A final decision on the fate of more than 130 Head Start grants that are up for grabs won’t come before spring, according to a spokesman for the federal agency overseeing the recompetition process.
The 132 agencies that must vie to keep their federal Head Start dollars were expecting an announcement from the U.S. Department of Health and Human Services in December. Those agencies—most of them nonprofit and community-based organizations that have been long-time providers of Head Start services—had to “recompete” to continue receiving their funds, in a reform effort spearheaded to improve the quality of the nearly $8 billion preschool program for poor children.
But now, according to Kenneth J. Wolfe, a spokesman for health and human services, which oversees Head Start, an announcement won’t come until spring.
So why the delay? Is it the fiscal cliff? Is the review process—which HHS has been tightlipped about—taking longer than federal officials had planned for?
Wolfe offered no explanation for why the decision has been delayed, and did not provide a more specific time frame for the announcement. The Milwaukee Journal Sentinel first reported the delay in a story that appeared yesterday.

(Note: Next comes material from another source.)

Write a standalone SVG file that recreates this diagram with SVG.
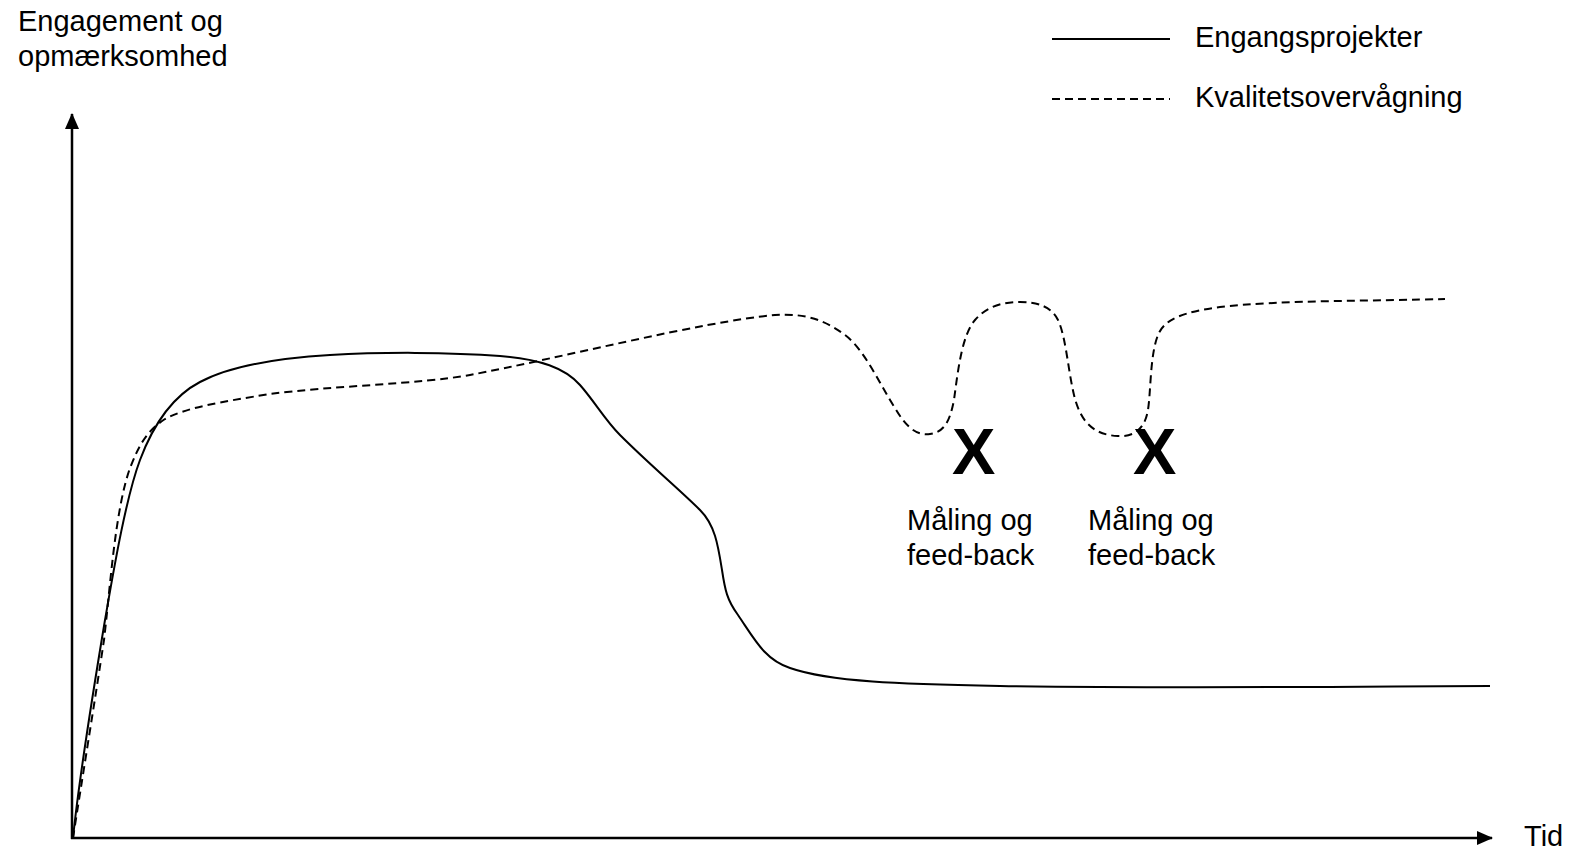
<svg xmlns="http://www.w3.org/2000/svg" width="1573" height="851" viewBox="0 0 1573 851">
<style>
  text { font-family: "Liberation Sans", Arial, sans-serif; font-size: 29px; fill: #000; }
  .mark { font-weight: bold; font-size: 65px; }
  .axis { stroke: #000; stroke-width: 2.5; fill: none; }
  .solid { stroke: #000; stroke-width: 2; fill: none; }
  .dashed { stroke: #000; stroke-width: 2; fill: none; stroke-dasharray: 8 5; }
</style>
<defs>
  <marker id="arrow" viewBox="0 0 16 14" refX="15" refY="7" markerWidth="16" markerHeight="14" markerUnits="userSpaceOnUse" orient="auto">
    <path d="M0,0 L16,7 L0,14 Z" fill="#000"/>
  </marker>
</defs>
<rect width="1573" height="851" fill="#fff"/>

<g id="axes">
  <line class="axis" x1="72" y1="839" x2="72" y2="114" marker-end="url(#arrow)"/>
  <line class="axis" x1="71" y1="838" x2="1492" y2="838" marker-end="url(#arrow)"/>
</g>

<g id="axis-labels">
  <text x="18" y="31">Engagement og</text>
  <text x="18" y="66">opmærksomhed</text>
  <text x="1524" y="846">Tid</text>
</g>

<g id="legend">
  <line class="solid" x1="1052" y1="39" x2="1170" y2="39"/>
  <text x="1195" y="47">Engangsprojekter</text>
  <line class="dashed" x1="1052" y1="99" x2="1170" y2="99"/>
  <text x="1195" y="107">Kvalitetsovervågning</text>
</g>

<g id="connectors">
  <path id="engangsprojekter" class="solid" d="M73,838 C80,770 95,680 105,620 C112,580 125,500 140,460 C155,420 175,395 200,382 C230,366 280,358 330,355 C380,352 450,352 500,356 C540,359 565,368 580,385 C595,402 605,420 620,435 C650,465 680,490 700,510 C715,525 718,545 722,570 C725,590 727,600 738,615 C755,640 765,660 790,668 C830,682 900,684 1000,686 C1200,689 1400,686 1490,686"/>
  <path id="kvalitetsovervaagning" class="dashed" d="M73,838 C82,780 95,700 104,640 C110,590 115,510 130,468 C138,448 145,432 165,419 C185,408 220,402 270,394 C330,386 420,384 470,375 C560,358 700,322 775,315 C805,313 825,320 845,335 C865,350 880,385 895,408 C905,425 915,436 930,434 C945,432 950,420 954,400 C958,370 962,335 975,320 C988,305 1005,302 1020,302 C1040,302 1052,308 1058,320 C1066,337 1068,370 1074,395 C1080,420 1092,435 1118,436 C1135,437 1145,428 1148,410 C1151,390 1150,355 1158,335 C1165,318 1185,312 1220,307 C1280,300 1380,301 1445,299"/>
</g>

<g id="maaling1">
  <text class="mark" x="952" y="474">X</text>
  <text x="907" y="530">Måling og</text>
  <text x="907" y="565">feed-back</text>
</g>

<g id="maaling2">
  <text class="mark" x="1133" y="474">X</text>
  <text x="1088" y="530">Måling og</text>
  <text x="1088" y="565">feed-back</text>
</g>
</svg>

Rick Mockler, the executive director of the California Head Start Association, said he’d always thought the agency’s December timeline was too ambitious, given the enormity of evaluating complicated grant proposals.
But because providers had been led to believe that the decision would be coming before the end of the year, the delay could create some challenges, especially for new grant winners who will have to ramp up programs and recruit and enroll students in time for the 2012-13 school year, he said. Many providers were already worried about trying to make transitions to new programs even with an announcement in December.